Disaster recovery should also be practical. Multi-region active-active architecture is not always justified for a growing construction SaaS platform. In many cases, a well-tested warm standby or pilot-light model provides a better balance of resilience and cost governance. The key is to define recovery time objectives, recovery point objectives, dependency maps, and failover runbooks, then validate them through regular exercises rather than assuming backups alone are sufficient.
Observability is the control plane for limited IT operations
When staffing is constrained, observability becomes a force multiplier. Teams cannot afford to spend hours correlating application logs, infrastructure metrics, integration errors, and user complaints across disconnected tools. They need a unified operational visibility model that shows service health, tenant impact, deployment changes, and dependency failures in one place.
A mature observability stack for construction SaaS should include infrastructure monitoring, application performance monitoring, distributed tracing for API and integration paths, centralized log analytics, synthetic checks for critical user journeys, and alert routing tied to severity and business impact. This is especially important for platforms that integrate with cloud ERP systems or external document repositories, where failures may originate outside the core application but still affect customer operations.
| Scenario | Recommended Automation or Control | Expected Operational Benefit |
|---|---|---|
| Failed production deployment | Blue-green or canary release with automated rollback | Reduced outage duration and lower release risk |
| Database performance degradation | Autoscaling thresholds, query monitoring, and capacity alerts | Faster remediation before user-facing slowdown |
| Integration queue backlog | Queue depth alerts and replay automation | Improved data consistency with ERP and partner systems |
| Regional service disruption | Documented failover workflow and replicated backups | Predictable recovery under operational stress |
| Unexpected cloud spend increase | Budget alerts, tagging enforcement, and rightsizing reviews | Better cost governance without reducing resilience |
Deployment automation and DevOps modernization are non-negotiable
Limited IT staff cannot scale through manual change management. Every manual deployment step increases the probability of configuration drift, release delays, and inconsistent environments. DevOps modernization should therefore focus on deployment orchestration, test automation, environment parity, and change traceability.
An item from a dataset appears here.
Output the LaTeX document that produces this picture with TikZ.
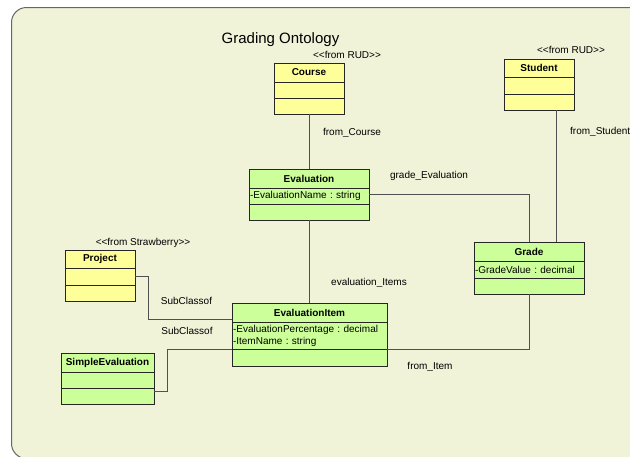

A practical model is to use version-controlled infrastructure definitions, automated build pipelines, security scanning, integration testing, and staged releases into production with clear rollback criteria. For construction platforms with mobile users and external integrations, release management should also include backward compatibility checks, API contract validation, and feature flag controls. This allows teams to decouple deployment from feature exposure, reducing operational risk during peak project periods.
The broader value is organizational. Automated delivery pipelines create a repeatable operating rhythm between engineering, operations, and support. That improves incident analysis, accelerates root cause identification, and reduces the friction that often emerges when small teams are trying to support both product growth and enterprise customer expectations.
Cloud governance and cost governance must mature together
Construction SaaS leaders often discover that cloud cost overruns are not caused by cloud itself, but by weak operating discipline. Idle environments, oversized databases, excessive log retention, unmanaged storage growth, and duplicated tooling all become expensive when governance is informal. Limited IT teams need financial visibility that is integrated into the operating model, not handled as a monthly accounting exercise.
Effective cloud cost governance starts with tagging standards, environment ownership, budget thresholds, and service-level cost reporting. It should extend into architectural decisions such as storage tiering for project files, scheduled shutdown of nonproduction environments, reserved capacity where usage is predictable, and autoscaling where demand is variable. The objective is not simply to spend less. It is to align cost with workload criticality, customer growth, and resilience requirements.
- Define cost accountability by product, environment, and tenant segment.
- Use storage lifecycle policies for drawings, photos, and archived project records.
- Review observability spend regularly so logging depth matches operational value.
- Separate resilience investments from convenience spending to protect critical services first.
- Track unit economics such as infrastructure cost per active project, tenant, or transaction.
A realistic modernization roadmap for construction SaaS teams with small IT footprints
Modernization should be sequenced to reduce risk and create measurable operational gains. First, stabilize the cloud foundation: identity, network segmentation, backup policy, centralized logging, and infrastructure as code. Second, standardize delivery: CI/CD pipelines, environment baselines, secrets management, and release approvals. Third, improve resilience: service tiering, dependency mapping, restore testing, and documented disaster recovery workflows. Fourth, optimize scale: autoscaling, cost governance, tenant automation, and performance engineering.
This phased approach is especially effective for construction platforms that are growing from founder-led operations into enterprise service delivery. It avoids the common mistake of overengineering advanced architecture before basic governance and observability are in place. It also gives executive teams a clearer modernization ROI story: fewer incidents, faster releases, lower support burden, stronger customer trust, and a more credible path to enterprise account expansion.
For organizations integrating construction operations with cloud ERP or broader digital transformation programs, the same roadmap supports interoperability. Standardized APIs, event-driven integration patterns, secure identity federation, and auditable deployment workflows make the SaaS platform easier to govern as part of a larger enterprise ecosystem. That is increasingly important as customers expect connected operations rather than isolated software tools.
Executive recommendations
Treat SaaS operations management as a strategic platform capability, not a support function. Construction platforms with limited IT staff should prioritize managed cloud services, platform engineering standards, and automation-first operations to reduce manual dependency. Establish cloud governance early, define resilience targets by business-critical workflow, and invest in observability before incident volume forces reactive spending.
Most importantly, align architecture decisions with operational continuity outcomes. A smaller team can run a highly credible enterprise SaaS environment if the platform is designed for repeatability, visibility, and controlled recovery. The goal is not maximum complexity. It is dependable service delivery that scales with customers, integrations, and project volume without requiring a disproportionate increase in operational headcount.